RBI's Reassessment of the Scale‑Based Regulation Scheme for NBFCs

K
Kalpana SharmaCurrent Affairs Editor & Content Lead

Key Highlights

  • RBI has launched a fresh review of the 2022 Scale‑Based Regulation (SBR) regime governing Non‑Banking Financial Companies.
  • The framework tiers NBFCs into four layers—Base, Middle, Upper and Top—according to assets, leverage and systemic relevance.
  • The Middle Layer currently holds roughly 65% of the sector’s assets, making it pivotal for overall financial stability.
  • Rising credit‑risk exposure, especially from unsecured lending, and tighter interlinkages with banks have prompted the review.
  • The Top Layer is a theoretical bucket for entities posing extreme supervisory risk and is intended to remain vacant.

Detailed Insights

The Scale‑Based Regulation model, introduced by the Reserve Bank of India in 2022, adopts a risk‑sensitive approach: larger or more interconnected NBFCs are subject to stricter supervisory demands, while smaller players enjoy proportionately lighter compliance burdens. The Base Layer (NBFC‑BL) comprises non‑deposit‑taking firms with assets under ₹1,000 crore, including peer‑to‑peer lenders, account aggregators and non‑operative holding entities, accounting for about 5 % of total NBFC assets. The Middle Layer (NBFC‑ML) captures all deposit‑taking NBFCs regardless of size and non‑deposit‑taking firms with assets above the ₹1,000 crore threshold; it commands roughly 64.6 % of sectoral assets and is therefore a linchpin for systemic safety. The Upper Layer (NBFC‑UL) is reserved for RBI‑identified institutions that exhibit heightened leverage, size or interconnectedness, together representing around 30 % of assets. Finally, the Top Layer is a deterrent category for NBFCs that would warrant continuous, intensive supervision; under current conditions it remains empty.
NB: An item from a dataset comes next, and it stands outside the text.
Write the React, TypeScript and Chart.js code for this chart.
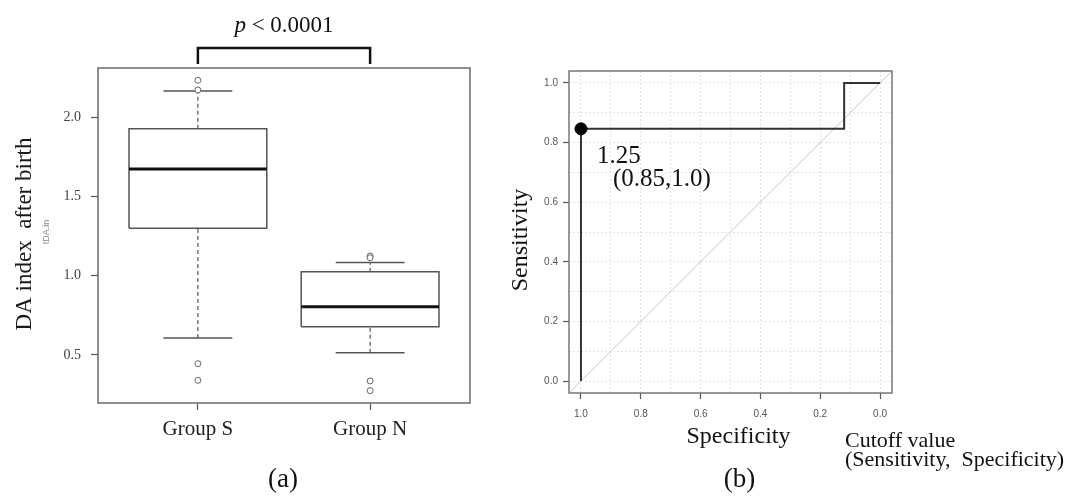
import React, { useEffect, useRef } from "react";
import { Chart, registerables } from "chart.js";
Chart.register(...registerables);

const SERIF = "'Liberation Serif', 'Times New Roman', serif";
const SANS = "'Liberation Sans', Arial, sans-serif";

// ---- Panel (a): box plot data ----
const groups = ["Group S", "Group N"];
const groupPos = [1, 2];
const q1 = [1.298, 0.678];
const medians = [1.672, 0.804];
const q3 = [1.926, 1.025];
const whiskerLow = [0.607, 0.514];
const whiskerHigh = [2.164, 1.082];
const outliersS = [2.231, 2.17, 0.445, 0.34];
const outliersN = [1.124, 1.113, 0.336, 0.275];
const boxTicks = [0.5, 1.0, 1.5, 2.0];
const pText = "p";
const pRest = " < 0.0001";
const yTitleA = "DA index  after birth";
const ySubA = "tDA.in";

// ---- Panel (b): ROC data ----
const rocSpecificity = [1.0, 1.0, 0.12, 0.12, 0.0];
const rocSensitivity = [0.0, 0.846, 0.846, 1.0, 1.0];
const cutoffSpec = 1.0;
const cutoffSens = 0.846;
const cutoffLabel = "1.25";
const cutoffPair = "(0.85,1.0)";
const rocTicks = [0, 0.1, 0.2, 0.3, 0.4, 0.5, 0.6, 0.7, 0.8, 0.9, 1.0];

const isMajor = (v: number) => Math.round(v * 10) % 2 === 0;

function lineDs(data: { x: number; y: number }[], color: string, width: number, dash: number[] = []) {
  return {
    data,
    showLine: true,
    pointRadius: 0,
    borderColor: color,
    borderWidth: width,
    borderDash: dash,
    backgroundColor: "rgba(0,0,0,0)",
    fill: false,
    tension: 0,
    clip: 0,
  };
}

function buildBoxDatasets() {
  const ds: any[] = [];
  const boxColor = "#555";
  const outs = [outliersS, outliersN];
  groupPos.forEach((p, i) => {
    ds.push({
      data: outs[i].map((v) => ({ x: p, y: v })),
      showLine: false,
      pointRadius: 3,
      pointBorderWidth: 1,
      pointBorderColor: "#666",
      pointBackgroundColor: "rgba(255,255,255,1)",
      clip: 0,
    });
  });
  groupPos.forEach((p, i) => {
    const hw = 0.4;
    const cw = 0.2;
    ds.push(lineDs([{ x: p - hw, y: medians[i] }, { x: p + hw, y: medians[i] }], "#111", 3));
    ds.push(
      lineDs(
        [
          { x: p - hw, y: q1[i] },
          { x: p + hw, y: q1[i] },
          { x: p + hw, y: q3[i] },
          { x: p - hw, y: q3[i] },
          { x: p - hw, y: q1[i] },
        ],
        boxColor,
        1.5
      )
    );
    ds.push(lineDs([{ x: p, y: q3[i] }, { x: p, y: whiskerHigh[i] }], boxColor, 1.2, [4, 3]));
    ds.push(lineDs([{ x: p, y: whiskerLow[i] }, { x: p, y: q1[i] }], boxColor, 1.2, [4, 3]));
    ds.push(lineDs([{ x: p - cw, y: whiskerHigh[i] }, { x: p + cw, y: whiskerHigh[i] }], boxColor, 1.5));
    ds.push(lineDs([{ x: p - cw, y: whiskerLow[i] }, { x: p + cw, y: whiskerLow[i] }], boxColor, 1.5));
  });
  return ds;
}

const extrasA = {
  id: "extrasA",
  afterDraw(chart: any) {
    const { ctx, chartArea: a, scales } = chart;
    const xs = scales.x.getPixelForValue(groupPos[0]);
    const xn = scales.x.getPixelForValue(groupPos[1]);
    ctx.save();
    ctx.strokeStyle = "#6a6a6a";
    ctx.lineWidth = 1.5;
    ctx.strokeRect(a.left, a.top, a.right - a.left, a.bottom - a.top);
    // bracket
    ctx.strokeStyle = "#111";
    ctx.lineWidth = 2.5;
    ctx.beginPath();
    ctx.moveTo(xs, a.top - 4);
    ctx.lineTo(xs, a.top - 20);
    ctx.lineTo(xn, a.top - 20);
    ctx.lineTo(xn, a.top - 4);
    ctx.stroke();
    // p value text
    ctx.fillStyle = "#111";
    ctx.textBaseline = "alphabetic";
    ctx.textAlign = "left";
    const f1 = "italic 23px " + SERIF;
    const f2 = "23px " + SERIF;
    ctx.font = f1;
    const w1 = ctx.measureText(pText).width;
    ctx.font = f2;
    const w2 = ctx.measureText(pRest).width;
    const cx = (xs + xn) / 2;
    const sx = cx - (w1 + w2) / 2;
    ctx.font = f1;
    ctx.fillText(pText, sx, 32);
    ctx.font = f2;
    ctx.fillText(pRest, sx + w1, 32);
    // y title
    ctx.save();
    ctx.translate(25, 234);
    ctx.rotate(-Math.PI / 2);
    ctx.textAlign = "center";
    ctx.textBaseline = "middle";
    ctx.font = "23px " + SERIF;
    ctx.fillStyle = "#1a1a1a";
    ctx.fillText(yTitleA, 0, 0);
    ctx.restore();
    ctx.save();
    ctx.translate(47, 232);
    ctx.rotate(-Math.PI / 2);
    ctx.textAlign = "center";
    ctx.textBaseline = "middle";
    ctx.font = "9px " + SANS;
    ctx.fillStyle = "#888";
    ctx.fillText(ySubA, 0, 0);
    ctx.restore();
    // (a)
    ctx.textAlign = "center";
    ctx.textBaseline = "alphabetic";
    ctx.font = "27px " + SERIF;
    ctx.fillStyle = "#111";
    ctx.fillText("(a)", cx - 1, 487);
    ctx.restore();
  },
};

const extrasB = {
  id: "extrasB",
  afterDraw(chart: any) {
    const { ctx, chartArea: a, scales } = chart;
    ctx.save();
    ctx.strokeStyle = "#777";
    ctx.lineWidth = 1.5;
    ctx.strokeRect(a.left, a.top, a.right - a.left, a.bottom - a.top);
    const midX = (a.left + a.right) / 2;
    ctx.fillStyle = "#111";
    // Sensitivity
    ctx.save();
    ctx.translate(a.left - 48, (a.top + a.bottom) / 2 + 8);
    ctx.rotate(-Math.PI / 2);
    ctx.textAlign = "center";
    ctx.textBaseline = "middle";
    ctx.font = "24px " + SERIF;
    ctx.fillText("Sensitivity", 0, 0);
    ctx.restore();
    ctx.textBaseline = "alphabetic";
    ctx.textAlign = "center";
    ctx.font = "24px " + SERIF;
    ctx.fillText("Specificity", midX + 8, a.bottom + 50);
    ctx.font = "27px " + SERIF;
    ctx.fillText("(b)", midX + 9, 487);
    ctx.textAlign = "left";
    ctx.font = "22px " + SERIF;
    ctx.fillText("Cutoff value", a.right - 47, a.bottom + 54);
    ctx.fillText("(Sensitivity,  Specificity)", a.right - 47, a.bottom + 73);
    // cutoff annotation
    const px = scales.x.getPixelForValue(cutoffSpec);
    const py = scales.y.getPixelForValue(cutoffSens);
    ctx.font = "25px " + SERIF;
    ctx.fillText(cutoffLabel, px + 16, py + 34);
    ctx.fillText(cutoffPair, px + 32, py + 57);
    ctx.restore();
  },
};

export default function App() {
  const refA = useRef<HTMLCanvasElement>(null);
  const refB = useRef<HTMLCanvasElement>(null);

  useEffect(() => {
    const chartA = new Chart(refA.current as HTMLCanvasElement, {
      type: "scatter",
      data: { datasets: buildBoxDatasets() },
      options: {
        animation: false,
        responsive: false,
        devicePixelRatio: 1,
        events: [],
        layout: { autoPadding: false, padding: { left: 0, top: 68, right: 20, bottom: 0 } },
        plugins: { legend: { display: false }, tooltip: { enabled: false } },
        scales: {
          x: {
            type: "linear",
            min: 0.42,
            max: 2.58,
            afterBuildTicks: (s: any) => {
              s.ticks = groupPos.map((v) => ({ value: v }));
            },
            ticks: {
              callback: (v: any) => groups[groupPos.indexOf(Number(v))] ?? "",
              font: { family: SERIF, size: 21 },
              color: "#222",
              padding: 7,
              maxRotation: 0,
              autoSkip: false,
            },
            grid: { drawOnChartArea: false, drawTicks: true, tickLength: 7, tickColor: "#555", tickWidth: 1.2 },
            border: { display: false },
            afterFit: (s: any) => {
              s.height = 95;
              s.paddingLeft = 0;
              s.paddingRight = 0;
            },
          },
          y: {
            type: "linear",
            min: 0.197,
            max: 2.309,
            afterBuildTicks: (s: any) => {
              s.ticks = boxTicks.map((v) => ({ value: v }));
            },
            ticks: {
              callback: (v: any) => Number(v).toFixed(1),
              font: { family: SERIF, size: 14 },
              color: "#444",
              padding: 10,
            },
            grid: { drawOnChartArea: false, drawTicks: true, tickLength: 7, tickColor: "#555", tickWidth: 1.2 },
            border: { display: false },
            afterFit: (s: any) => {
              s.width = 98;
              s.paddingTop = 0;
              s.paddingBottom = 0;
            },
          },
        },
      } as any,
      plugins: [extrasA],
    });

    const chartB = new Chart(refB.current as HTMLCanvasElement, {
      type: "scatter",
      data: {
        datasets: [
          {
            data: [{ x: cutoffSpec, y: cutoffSens }],
            pointRadius: 6,
            pointBackgroundColor: "#000",
            pointBorderColor: "#000",
            showLine: false,
            clip: false,
          },
          lineDs(
            rocSpecificity.map((s, i) => ({ x: s, y: rocSensitivity[i] })),
            "#333",
            2
          ),
          lineDs(
            [
              { x: 1.04, y: -0.04 },
              { x: -0.04, y: 1.04 },
            ],
            "#c8c8c8",
            1
          ),
        ],
      },
      options: {
        animation: false,
        responsive: false,
        devicePixelRatio: 1,
        events: [],
        layout: { autoPadding: false, padding: { left: 0, top: 71, right: 178, bottom: 0 } },
        plugins: { legend: { display: false }, tooltip: { enabled: false } },
        scales: {
          x: {
            type: "linear",
            reverse: true,
            min: -0.04,
            max: 1.04,
            afterBuildTicks: (s: any) => {
              s.ticks = rocTicks.map((v) => ({ value: v }));
            },
            ticks: {
              callback: (v: any) => (isMajor(Number(v)) ? Number(v).toFixed(1) : ""),
              font: { family: SANS, size: 10 },
              color: "#555",
              padding: 9,
              maxRotation: 0,
              autoSkip: false,
            },
            grid: {
              color: "#e2e2e2",
              lineWidth: 1,
              borderDash: [2, 2],
              tickLength: 6,
              tickWidth: 1.2,
              tickBorderDash: [],
              tickColor: (c: any) => (c.tick && isMajor(c.tick.value) ? "#555" : "rgba(0,0,0,0)"),
            },
            border: { display: false, dash: [2, 2] },
            afterFit: (s: any) => {
              s.height = 105;
              s.paddingLeft = 0;
              s.paddingRight = 0;
            },
          },
          y: {
            type: "linear",
            min: -0.04,
            max: 1.04,
            afterBuildTicks: (s: any) => {
              s.ticks = rocTicks.map((v) => ({ value: v }));
            },
            ticks: {
              callback: (v: any) => (isMajor(Number(v)) ? Number(v).toFixed(1) : ""),
              font: { family: SANS, size: 10 },
              color: "#555",
              padding: 5,
            },
            grid: {
              color: "#e2e2e2",
              lineWidth: 1,
              borderDash: [2, 2],
              tickLength: 6,
              tickWidth: 1.2,
              tickBorderDash: [],
              tickColor: (c: any) => (c.tick && isMajor(c.tick.value) ? "#555" : "rgba(0,0,0,0)"),
            },
            border: { display: false, dash: [2, 2] },
            afterFit: (s: any) => {
              s.width = 79;
              s.paddingTop = 0;
              s.paddingBottom = 0;
            },
          },
        },
      } as any,
      plugins: [extrasB],
    });

    return () => {
      chartA.destroy();
      chartB.destroy();
    };
  }, []);

  return (
    <div style={{ position: "fixed", left: 0, top: 0, width: 1070, height: 498, background: "#fff" }}>
      <canvas
        ref={refA}
        width={490}
        height={498}
        style={{ position: "absolute", left: 0, top: 0, width: 490, height: 498 }}
      />
      <canvas
        ref={refB}
        width={580}
        height={498}
        style={{ position: "absolute", left: 490, top: 0, width: 580, height: 498 }}
      />
    </div>
  );
}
The impetus for the present review stems from three converging trends: (1) NBFCs are increasingly woven into the banking fabric, so distress in a large NBFC can cascade to banks and broader markets; (2) the share of unsecured credit has risen, amplifying credit‑risk concerns; and (3) the operational scale and complexity of NBFCs have expanded markedly since the framework’s inception. By revisiting the SBR design, RBI seeks to ensure that regulatory intensity matches evolving risk profiles, thereby safeguarding financial stability while preserving the sector’s growth potential.

Key Concepts

  • Scale‑Based Regulation (SBR): A tiered, risk‑oriented supervisory system that aligns regulatory stringency with an NBFC’s size, leverage and systemic importance.
  • Base Layer (NBFC‑BL): The lowest regulatory tier, covering non‑deposit‑taking entities with assets below ₹1,000 crore and certain specialised platforms.
  • Middle Layer (NBFC‑ML): The middle tier aggregating all deposit‑taking NBFCs and larger non‑deposit‑taking firms, holding the majority of sectoral assets.
  • Upper Layer (NBFC‑UL): A higher‑intensity tier for RBI‑selected NBFCs that exhibit significant systemic risk characteristics.
  • Top Layer: A hypothetical tier reserved for NBFCs that would merit continual, intensive oversight due to extreme supervisory risk.